Highlighting high quality indigenous white grapes such as Obeideh and Merwah will be a clear point of difference (Château Ksara Merwah varietal is almost impossible to find and sells out immediately on release). There are no indigenous red varieties in Lebanon and so, continuing with European varieties such as Cinsault, Grenache, Carignan, Cabernet Sauvignon, Merlot and Syrah for the reds is very important, plus Chardonnay and Sauvignon Blanc for the whites…


Little known fact: Merwah is thought to be the original Semillon variety, but it is the Obeideh that many winemakers think that consumers will eventually identify Lebanon with, just like Sauvignon Blanc in New Zealand. For the reds, it is the Cinsault that seems to be the dark horse and to express the unique terroir in Lebanon most profoundly. However, it makes common and commercial sense to piggyback in the lesser known indigenous grapes (Merwah and Obeideh) on the reputation of those we are already familiar with.
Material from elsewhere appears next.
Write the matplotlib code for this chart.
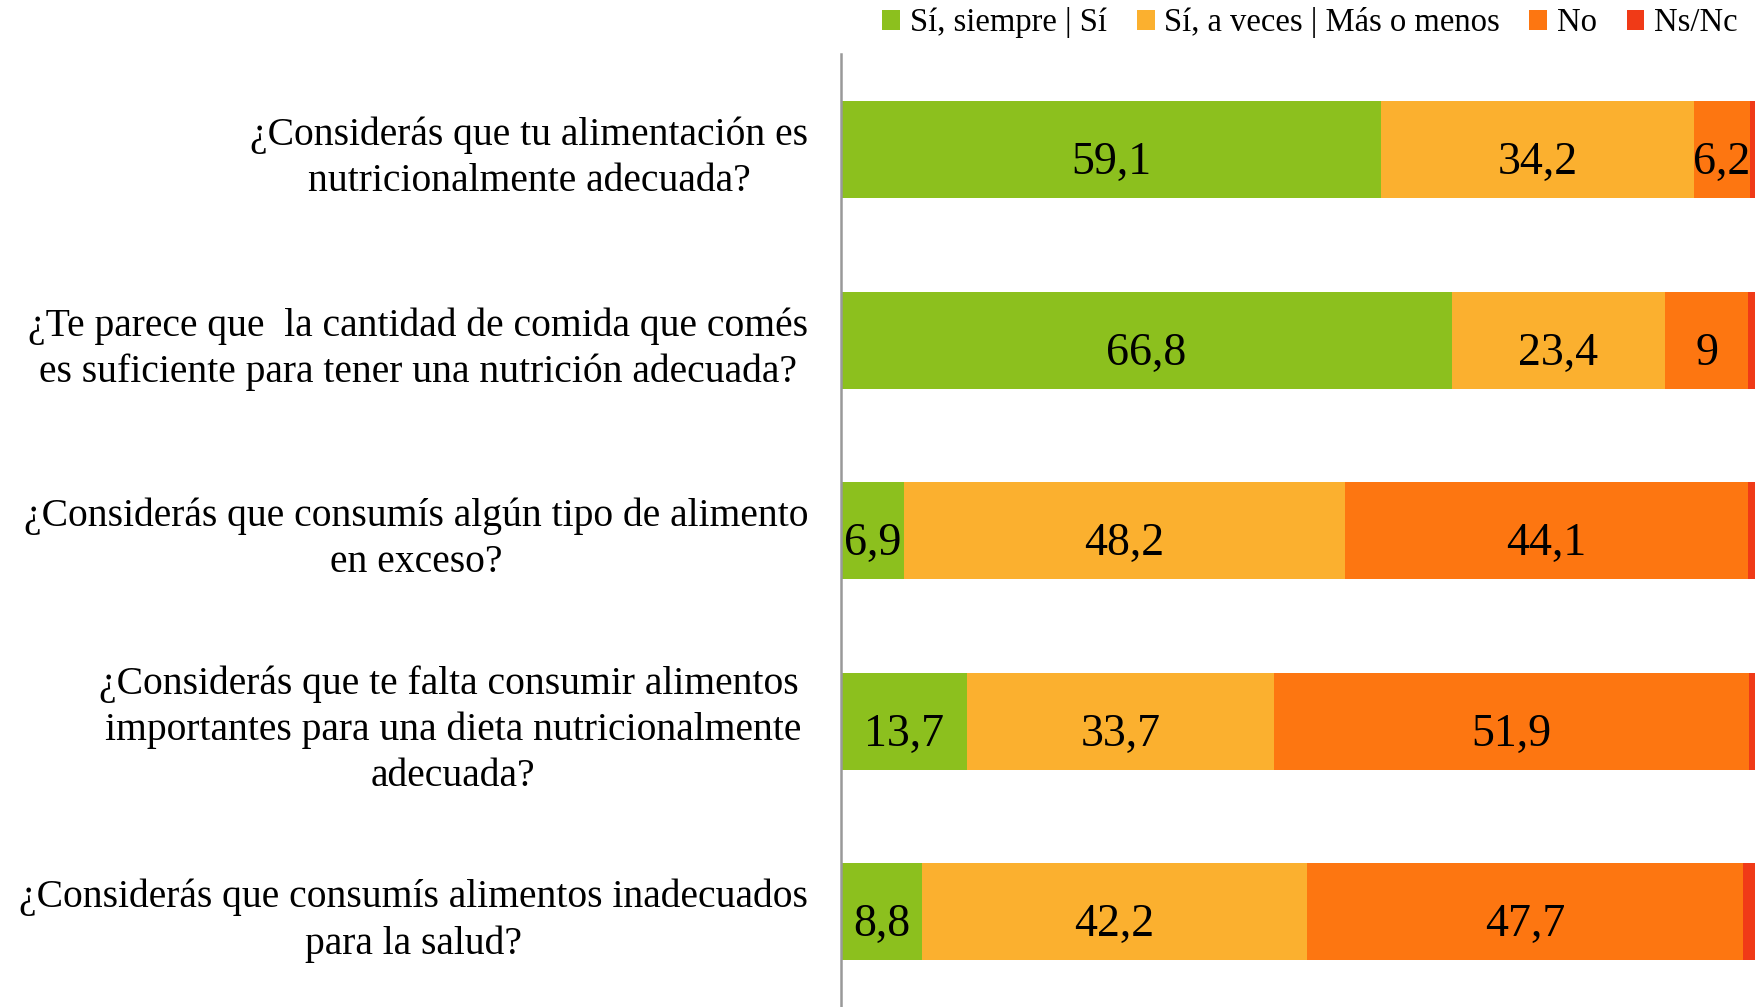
import numpy as np
from matplotlib import pyplot as plt

plt.rcParams['font.family'] = ['Liberation Serif', 'DejaVu Serif']

preguntas = [
    '¿Considerás que tu alimentación es\nnutricionalmente adecuada?',
    '¿Te parece que  la cantidad de comida que comés\nes suficiente para tener una nutrición adecuada?',
    '¿Considerás que consumís algún tipo de alimento\nen exceso?',
    '¿Considerás que te falta consumir alimentos \nimportantes para una dieta nutricionalmente\nadecuada?',
    '¿Considerás que consumís alimentos inadecuados\npara la salud?',
]

series = ['Sí, siempre | Sí', 'Sí, a veces | Más o menos', 'No', 'Ns/Nc']
si = [59.1, 66.8, 6.9, 13.7, 8.8]
a_veces = [34.2, 23.4, 48.2, 33.7, 42.2]
no = [6.2, 9, 44.1, 51.9, 47.7]
nsnc = [0.5, 0.8, 0.8, 0.7, 1.3]

colores = ['#8cc01e', '#fbb02f', '#fd7611', '#f03a17']

fig = plt.figure(figsize=(17.62, 10.07), dpi=100)
ax = fig.add_axes([0.4775, 0.0, 0.5185, 0.946])

y = np.arange(len(preguntas))
left = np.zeros(len(preguntas))
for nombre, vals, col, etiq in zip(series, [si, a_veces, no, nsnc], colores,
                                   [True, True, True, False]):
    vals = np.array(vals)
    ax.barh(y, vals, left=left, height=0.51, color=col, label=nombre)
    if etiq:
        for i, v in enumerate(vals):
            txt = ('%g' % v).replace('.', ',')
            ax.text(left[i] + v / 2, y[i] + 0.07, txt, ha='center', va='center',
                    fontsize=33, color='black')
    left += vals

ax.set_xlim(0, 100)
ax.set_ylim(4.5, -0.5)
ax.set_yticks(y)
ax.set_yticklabels(preguntas, fontsize=28.5, multialignment='center',
                   linespacing=1.32)
ax.tick_params(axis='y', length=0, pad=24)
ax.set_xticks([])
for s in ['top', 'right', 'bottom']:
    ax.spines[s].set_visible(False)
ax.spines['left'].set_color('#999999')
ax.spines['left'].set_linewidth(1.8)

fig.legend(loc='upper right', bbox_to_anchor=(1.003, 1.022), ncol=4, frameon=False,
           fontsize=23.5, handlelength=0.55, handleheight=0.55, handletextpad=0.3,
           columnspacing=0.9)

fig.savefig('out.png', dpi=100)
If I was a betting person (and sometimes I am) it would be Lebanese Syrah that I would put my money on. I think that here, the Syrah grape achieves a different dimension and style altogether from classic Rhône or Australian styles.


What about the soil and terroir? Vines were planted because winemakers recognised ideal growing conditions; iron-rich limestone, gravel soils, overlaying clay at an altitude of around 1,000m with about 240 days of sunshine a year and natural irrigation by melting snow from surrounding mountains. The only other place with similar vine growing conditions is Mendoza in Argentina and with skilful winemaking, will give high acidity, but with fantastic structure.


Latourba and Batroun Mountains have made Lebanon’s first sparkling wines, released in 2018 and 2016 respectively – and you know how close anything sparkling is to my heart


As you might expect, the Syrian civil war has impacted both economically and socially on the country, but it is nothing short of astounding the way the Lebanese have kept going and endured conditions that would have made many other wineries give up the ghost and run for the hills! The winemakers here say, “…we didn’t miss a single vintage during the civil war and we don’t see any reason to do so now”!


You will be hard pushed to find a bottle of Lebanese wine for under £10, but what you get for your £10 and above represents superb quality and value across all price points and it is that which is one of Lebanon’s key strengths.